Frequency-ordered, not textbook-ordered. Other Chinese apps teach the words in their own textbook order. Wordbrush drills the 2,200 HSK 1-3 words in actual frequency-of-use order, the order you'd encounter them on the street. HSK levels unlock bottom up: HSK 2 doesn't start until HSK 1 is complete; HSK 3 waits on HSK 2. The user reaches conversational competence in the shortest possible vocabulary distance.
Three modes for every word. Recognition (see the character, recall the meaning), listening (hear the audio, recall the character), production (see English, produce pinyin + tones). The same word cycles through all three across days. The same hanzi seen as a glyph and heard as a sound becomes a different word in the brain; Wordbrush exercises both pathways and the productive recall pathway that learners typically neglect.
Character components annotated. Tap-reveal on any card shows the constituent radicals, with the meaningful ones highlighted in vermilion (e.g., the heart radical 心 in 想, "to think"). This isn't just decoration. Once you see 心 in 想, 念, 愛, 急, 恐, 患, you stop memorizing characters as flat shapes and start reading them as ideographic compounds.
Native audio, twice per word. Every word ships with two recordings: the word itself, and the word inside a curated example sentence (e.g., "我想喝水", "I want to drink water"). Both are generated by the same native voice (Chirp 3 HD), curated to use only words at or below the current HSK level. The user hears the target word, then immediately hears it doing real work.
FSRS v6 with personalised weights. The spaced repetition algorithm is Free Spaced Repetition Scheduler, the same Anki-derived schedule used by serious learners worldwide, with the optimisation loop that re-fits the user's personal forgetting curve from their own review history. After ~50 reviews, the app's cadence is tuned to that user; after ~500 reviews, the 21-weight FSRS parameter vector is itself re-fitted to that user's data.
No accounts, no sync, no ads, no IAP, no streak punishment. Open it, do today's session, close it. Skip a day and the app is exactly the same when you come back. The product opinion is that respecting the user's attention is the feature.
Wordbrush was built by Nate Desmond as a side project, originally a personal tool to drill flashcards on long train commutes through East Asia. The first sketches happened on a journey through Japan; the rest came together over enthusiastic late nights on vacation, then was field-tested during the day in pockets between sightseeing stops.
The product opinion was simple: the popular Chinese learning apps are full of dark patterns. Streak shame. Lessons gated by IAP. Premium reminders. Subscription paywalls on basic features. Wordbrush is the deliberate opposite. Every word is in the bundle. The audio is in the bundle. There is no server, no account, no telemetry, no advertising.
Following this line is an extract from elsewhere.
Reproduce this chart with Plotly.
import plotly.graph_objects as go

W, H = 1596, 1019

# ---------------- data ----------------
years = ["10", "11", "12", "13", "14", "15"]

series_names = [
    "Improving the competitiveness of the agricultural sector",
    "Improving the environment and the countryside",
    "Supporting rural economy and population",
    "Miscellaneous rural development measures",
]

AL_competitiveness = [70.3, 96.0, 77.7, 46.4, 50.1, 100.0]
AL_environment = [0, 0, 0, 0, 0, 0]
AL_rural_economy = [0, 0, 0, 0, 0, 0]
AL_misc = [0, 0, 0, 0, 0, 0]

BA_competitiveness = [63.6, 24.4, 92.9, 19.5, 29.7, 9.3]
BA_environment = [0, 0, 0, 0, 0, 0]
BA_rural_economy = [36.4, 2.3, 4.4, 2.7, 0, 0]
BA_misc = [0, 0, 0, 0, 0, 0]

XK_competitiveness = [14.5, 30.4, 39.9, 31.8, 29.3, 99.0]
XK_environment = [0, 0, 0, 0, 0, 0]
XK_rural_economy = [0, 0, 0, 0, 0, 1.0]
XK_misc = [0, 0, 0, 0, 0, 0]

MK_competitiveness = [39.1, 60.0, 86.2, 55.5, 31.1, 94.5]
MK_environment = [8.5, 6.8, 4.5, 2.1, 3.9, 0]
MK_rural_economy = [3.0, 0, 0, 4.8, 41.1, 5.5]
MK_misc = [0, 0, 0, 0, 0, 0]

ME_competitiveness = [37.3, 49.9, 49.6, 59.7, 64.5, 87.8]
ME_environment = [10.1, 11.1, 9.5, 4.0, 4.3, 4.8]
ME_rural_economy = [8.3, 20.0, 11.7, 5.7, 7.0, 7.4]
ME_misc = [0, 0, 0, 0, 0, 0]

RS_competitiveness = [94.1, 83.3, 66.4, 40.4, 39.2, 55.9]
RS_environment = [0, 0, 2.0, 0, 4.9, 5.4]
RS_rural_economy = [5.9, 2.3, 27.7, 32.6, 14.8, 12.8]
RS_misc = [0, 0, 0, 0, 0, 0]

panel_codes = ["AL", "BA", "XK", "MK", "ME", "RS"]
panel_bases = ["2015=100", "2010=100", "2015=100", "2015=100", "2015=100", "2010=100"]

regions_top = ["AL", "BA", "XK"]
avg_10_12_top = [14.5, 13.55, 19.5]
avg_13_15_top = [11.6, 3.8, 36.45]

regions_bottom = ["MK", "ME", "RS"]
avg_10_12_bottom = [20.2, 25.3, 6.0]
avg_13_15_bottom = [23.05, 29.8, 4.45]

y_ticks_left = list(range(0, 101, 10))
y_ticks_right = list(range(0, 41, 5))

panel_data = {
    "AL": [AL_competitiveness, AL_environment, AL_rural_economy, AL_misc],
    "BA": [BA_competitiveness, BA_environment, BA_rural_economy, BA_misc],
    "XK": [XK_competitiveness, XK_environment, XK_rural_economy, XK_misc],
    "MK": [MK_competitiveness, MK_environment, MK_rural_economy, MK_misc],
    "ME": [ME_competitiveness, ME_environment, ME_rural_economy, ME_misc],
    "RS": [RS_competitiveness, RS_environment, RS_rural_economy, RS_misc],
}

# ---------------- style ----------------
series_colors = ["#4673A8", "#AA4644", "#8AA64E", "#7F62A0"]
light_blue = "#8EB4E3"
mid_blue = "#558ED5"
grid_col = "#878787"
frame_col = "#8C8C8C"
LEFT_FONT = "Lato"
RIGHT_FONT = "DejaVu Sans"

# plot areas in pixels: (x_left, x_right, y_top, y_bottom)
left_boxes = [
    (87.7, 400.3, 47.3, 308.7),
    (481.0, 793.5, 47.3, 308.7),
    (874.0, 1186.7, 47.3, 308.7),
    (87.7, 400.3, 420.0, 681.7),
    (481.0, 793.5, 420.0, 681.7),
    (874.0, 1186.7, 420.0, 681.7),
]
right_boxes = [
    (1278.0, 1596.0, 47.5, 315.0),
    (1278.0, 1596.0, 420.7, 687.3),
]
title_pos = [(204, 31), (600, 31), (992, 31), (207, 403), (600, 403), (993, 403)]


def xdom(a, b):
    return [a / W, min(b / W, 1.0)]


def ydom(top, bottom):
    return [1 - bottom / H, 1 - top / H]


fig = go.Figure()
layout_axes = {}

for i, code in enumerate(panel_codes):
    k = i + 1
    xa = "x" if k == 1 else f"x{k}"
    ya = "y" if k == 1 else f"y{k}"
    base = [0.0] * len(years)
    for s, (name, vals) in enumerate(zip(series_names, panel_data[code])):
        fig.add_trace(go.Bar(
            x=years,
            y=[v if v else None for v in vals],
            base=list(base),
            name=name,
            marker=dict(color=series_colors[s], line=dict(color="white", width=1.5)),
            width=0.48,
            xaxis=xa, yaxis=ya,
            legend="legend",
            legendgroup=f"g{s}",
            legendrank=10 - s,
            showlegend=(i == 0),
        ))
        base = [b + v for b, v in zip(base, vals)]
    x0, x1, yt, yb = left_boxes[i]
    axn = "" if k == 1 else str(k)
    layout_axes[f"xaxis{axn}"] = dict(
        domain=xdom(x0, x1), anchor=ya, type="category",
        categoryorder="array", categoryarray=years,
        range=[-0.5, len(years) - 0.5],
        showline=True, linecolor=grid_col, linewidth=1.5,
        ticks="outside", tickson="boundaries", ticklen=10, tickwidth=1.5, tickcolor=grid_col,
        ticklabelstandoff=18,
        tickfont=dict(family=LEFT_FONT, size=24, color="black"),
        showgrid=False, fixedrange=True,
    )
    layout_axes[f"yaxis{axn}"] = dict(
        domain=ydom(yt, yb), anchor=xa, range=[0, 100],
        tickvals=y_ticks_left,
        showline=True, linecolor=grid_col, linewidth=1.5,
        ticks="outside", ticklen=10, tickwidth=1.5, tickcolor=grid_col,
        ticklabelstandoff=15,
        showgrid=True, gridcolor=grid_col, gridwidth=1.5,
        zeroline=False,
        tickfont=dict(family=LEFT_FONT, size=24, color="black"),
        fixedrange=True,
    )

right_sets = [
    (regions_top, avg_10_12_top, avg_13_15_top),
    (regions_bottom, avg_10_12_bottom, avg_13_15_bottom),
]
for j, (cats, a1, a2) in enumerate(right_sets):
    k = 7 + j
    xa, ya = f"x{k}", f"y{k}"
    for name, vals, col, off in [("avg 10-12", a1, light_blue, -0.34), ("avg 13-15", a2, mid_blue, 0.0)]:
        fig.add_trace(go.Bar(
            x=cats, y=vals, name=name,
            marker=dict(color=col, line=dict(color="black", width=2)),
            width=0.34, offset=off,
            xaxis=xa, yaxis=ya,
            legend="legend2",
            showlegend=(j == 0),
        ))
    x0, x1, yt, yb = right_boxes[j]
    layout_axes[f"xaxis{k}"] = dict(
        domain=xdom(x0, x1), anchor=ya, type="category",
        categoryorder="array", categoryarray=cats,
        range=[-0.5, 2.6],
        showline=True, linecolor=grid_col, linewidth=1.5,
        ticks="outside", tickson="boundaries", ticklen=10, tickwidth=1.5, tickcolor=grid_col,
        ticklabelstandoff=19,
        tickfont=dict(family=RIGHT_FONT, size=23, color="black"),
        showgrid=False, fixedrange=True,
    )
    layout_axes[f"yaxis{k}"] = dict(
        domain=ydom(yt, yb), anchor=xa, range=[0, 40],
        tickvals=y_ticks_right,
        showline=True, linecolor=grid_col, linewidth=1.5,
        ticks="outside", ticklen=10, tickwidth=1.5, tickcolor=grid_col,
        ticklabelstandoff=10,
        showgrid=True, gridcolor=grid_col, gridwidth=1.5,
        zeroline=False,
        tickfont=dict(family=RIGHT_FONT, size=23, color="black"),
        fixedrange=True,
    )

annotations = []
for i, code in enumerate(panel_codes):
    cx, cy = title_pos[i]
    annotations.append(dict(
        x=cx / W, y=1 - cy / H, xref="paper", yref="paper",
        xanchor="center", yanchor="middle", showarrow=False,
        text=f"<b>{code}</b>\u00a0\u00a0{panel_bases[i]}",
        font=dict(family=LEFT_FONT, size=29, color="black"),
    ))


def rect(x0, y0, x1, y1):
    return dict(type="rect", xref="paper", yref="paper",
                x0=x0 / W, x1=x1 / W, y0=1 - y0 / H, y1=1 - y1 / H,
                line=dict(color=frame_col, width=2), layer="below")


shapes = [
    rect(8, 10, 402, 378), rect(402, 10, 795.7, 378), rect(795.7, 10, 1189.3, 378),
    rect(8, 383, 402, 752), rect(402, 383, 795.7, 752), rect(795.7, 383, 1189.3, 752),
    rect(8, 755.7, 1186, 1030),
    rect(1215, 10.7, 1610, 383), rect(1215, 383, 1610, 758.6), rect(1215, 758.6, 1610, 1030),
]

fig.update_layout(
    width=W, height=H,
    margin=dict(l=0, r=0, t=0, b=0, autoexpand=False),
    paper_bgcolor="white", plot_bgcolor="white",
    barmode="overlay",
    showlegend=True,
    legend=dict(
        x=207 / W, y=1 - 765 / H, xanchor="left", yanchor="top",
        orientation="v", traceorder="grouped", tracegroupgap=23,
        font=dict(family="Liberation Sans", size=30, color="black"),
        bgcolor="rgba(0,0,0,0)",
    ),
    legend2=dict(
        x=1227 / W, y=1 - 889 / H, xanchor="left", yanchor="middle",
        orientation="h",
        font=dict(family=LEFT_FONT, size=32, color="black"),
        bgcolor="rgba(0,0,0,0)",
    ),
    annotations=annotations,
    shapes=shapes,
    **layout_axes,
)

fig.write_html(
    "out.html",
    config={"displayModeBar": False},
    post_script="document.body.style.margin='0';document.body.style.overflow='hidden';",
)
The app gets out of the user's way and lets them work.
The technical bet was that an opinionated, modern stack would let one person ship something that competes on feature richness with team-built products. Wordbrush is SwiftUI + SwiftData + FSRS, with all 2,200 words and their audio shipping inside the binary. No backend exists.
Nate Desmond is the founder of Urban Algorithm, LLC, a small studio for software that respects its users. Previously: product and engineering work in growth tooling and developer experience. Currently splitting time between building Wordbrush and a workout-routine app under the same studio (Kangaroo Workout).